■ What is expected ■
Leave out the pictures and repeat everything else in the records exactly.
— Start Exercise inputs —
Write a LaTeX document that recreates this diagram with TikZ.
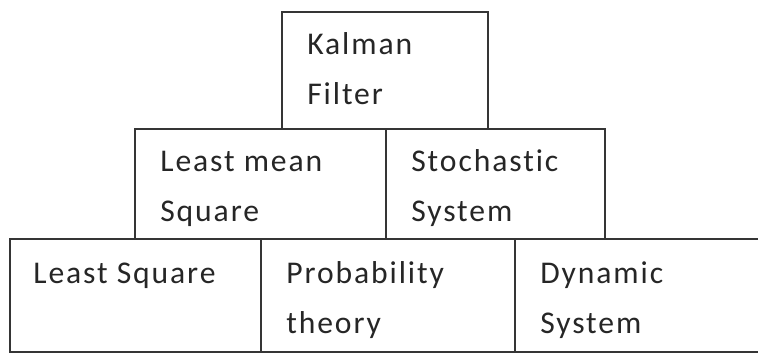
\documentclass[tikz,border=0pt]{standalone}
\usepackage{fontspec}
\setmainfont{Carlito}[Ligatures=NoCommon]
\usetikzlibrary{positioning}
\definecolor{edgegray}{HTML}{353535}
\definecolor{txtgray}{HTML}{262626}

\begin{document}
\begin{tikzpicture}[
    every node/.style={text=txtgray},
  ]

  % Frame
  \useasboundingbox (0,0) rectangle (15.16,7.08);
  \clip (0,0) rectangle (15.16,7.08);

  % --- Styles ---
  \tikzset{
    block/.style={draw=edgegray, line width=1.4pt, anchor=north west,
                  inner sep=0pt, outer sep=0pt, minimum height=2.2cm},
    blocktxt/.style={anchor=base west, align=left, inner sep=0pt,
                     font=\fontsize{18}{28.5}\selectfont\addfontfeatures{LetterSpace=6}},
  }

  % --- Top row ---
  \node[block, minimum width=4.12cm, minimum height=2.34cm] (kalman) at (5.64,6.84) {};

  % --- Middle row ---
  \node[block, minimum width=5.02cm] (lms)   at (2.70,4.50)      {};
  \node[block, minimum width=4.38cm] (stoch) at (lms.north east) {};

  % --- Bottom row ---
  \node[block, minimum width=5.02cm, minimum height=2.26cm] (lsq)  at (0.20,2.30)       {};
  \node[block, minimum width=5.08cm, minimum height=2.26cm] (prob) at (lsq.north east)  {};
  \node[block, minimum width=5.20cm, minimum height=2.26cm] (dyn)  at (prob.north east) {};

  % --- Labels (base = last line) ---
  \node[blocktxt] (kalman-txt) at ([shift={(0.50,-1.86)}]kalman.north west) {Kalman\\Filter};
  \node[blocktxt] (lms-txt)    at ([shift={(0.50,-1.86)}]lms.north west)    {Least mean\\Square};
  \node[blocktxt] (stoch-txt)  at ([shift={(0.50,-1.86)}]stoch.north west)  {Stochastic\\System};
  \node[blocktxt] (lsq-txt)    at ([shift={(0.46,-0.90)}]lsq.north west)    {Least Square};
  \node[blocktxt] (prob-txt)   at ([shift={(0.50,-1.90)}]prob.north west)   {Probability\\theory};
  \node[blocktxt] (dyn-txt)    at ([shift={(0.50,-1.90)}]dyn.north west)    {Dynamic\\System};

\end{tikzpicture}
\end{document}
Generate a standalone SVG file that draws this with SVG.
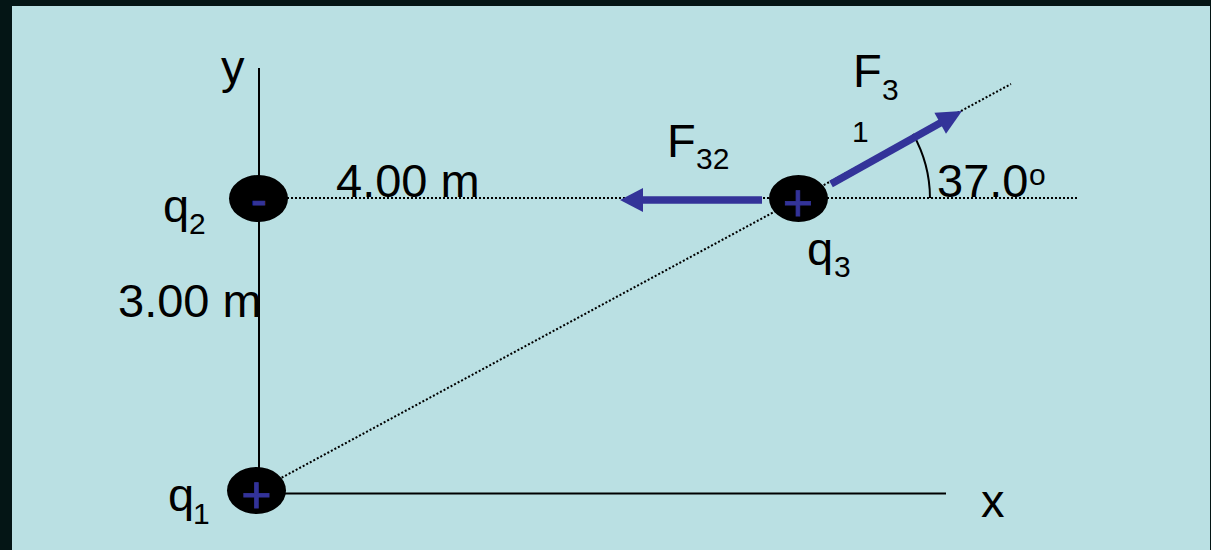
— End Exercise inputs —
■ Answer to this problem ■
Write a LaTeX document that recreates this diagram with TikZ.
\documentclass[tikz,border=0pt]{standalone}
\usepackage{fontspec}
\setmainfont{Carlito}[Ligatures=NoCommon]
\usetikzlibrary{positioning}
\definecolor{edgegray}{HTML}{353535}
\definecolor{txtgray}{HTML}{262626}

\begin{document}
\begin{tikzpicture}[
    every node/.style={text=txtgray},
  ]

  % Frame
  \useasboundingbox (0,0) rectangle (15.16,7.08);
  \clip (0,0) rectangle (15.16,7.08);

  % --- Styles ---
  \tikzset{
    block/.style={draw=edgegray, line width=1.4pt, anchor=north west,
                  inner sep=0pt, outer sep=0pt, minimum height=2.2cm},
    blocktxt/.style={anchor=base west, align=left, inner sep=0pt,
                     font=\fontsize{18}{28.5}\selectfont\addfontfeatures{LetterSpace=6}},
  }

  % --- Top row ---
  \node[block, minimum width=4.12cm, minimum height=2.34cm] (kalman) at (5.64,6.84) {};

  % --- Middle row ---
  \node[block, minimum width=5.02cm] (lms)   at (2.70,4.50)      {};
  \node[block, minimum width=4.38cm] (stoch) at (lms.north east) {};

  % --- Bottom row ---
  \node[block, minimum width=5.02cm, minimum height=2.26cm] (lsq)  at (0.20,2.30)       {};
  \node[block, minimum width=5.08cm, minimum height=2.26cm] (prob) at (lsq.north east)  {};
  \node[block, minimum width=5.20cm, minimum height=2.26cm] (dyn)  at (prob.north east) {};

  % --- Labels (base = last line) ---
  \node[blocktxt] (kalman-txt) at ([shift={(0.50,-1.86)}]kalman.north west) {Kalman\\Filter};
  \node[blocktxt] (lms-txt)    at ([shift={(0.50,-1.86)}]lms.north west)    {Least mean\\Square};
  \node[blocktxt] (stoch-txt)  at ([shift={(0.50,-1.86)}]stoch.north west)  {Stochastic\\System};
  \node[blocktxt] (lsq-txt)    at ([shift={(0.46,-0.90)}]lsq.north west)    {Least Square};
  \node[blocktxt] (prob-txt)   at ([shift={(0.50,-1.90)}]prob.north west)   {Probability\\theory};
  \node[blocktxt] (dyn-txt)    at ([shift={(0.50,-1.90)}]dyn.north west)    {Dynamic\\System};

\end{tikzpicture}
\end{document}
Generate a standalone SVG file that draws this with SVG.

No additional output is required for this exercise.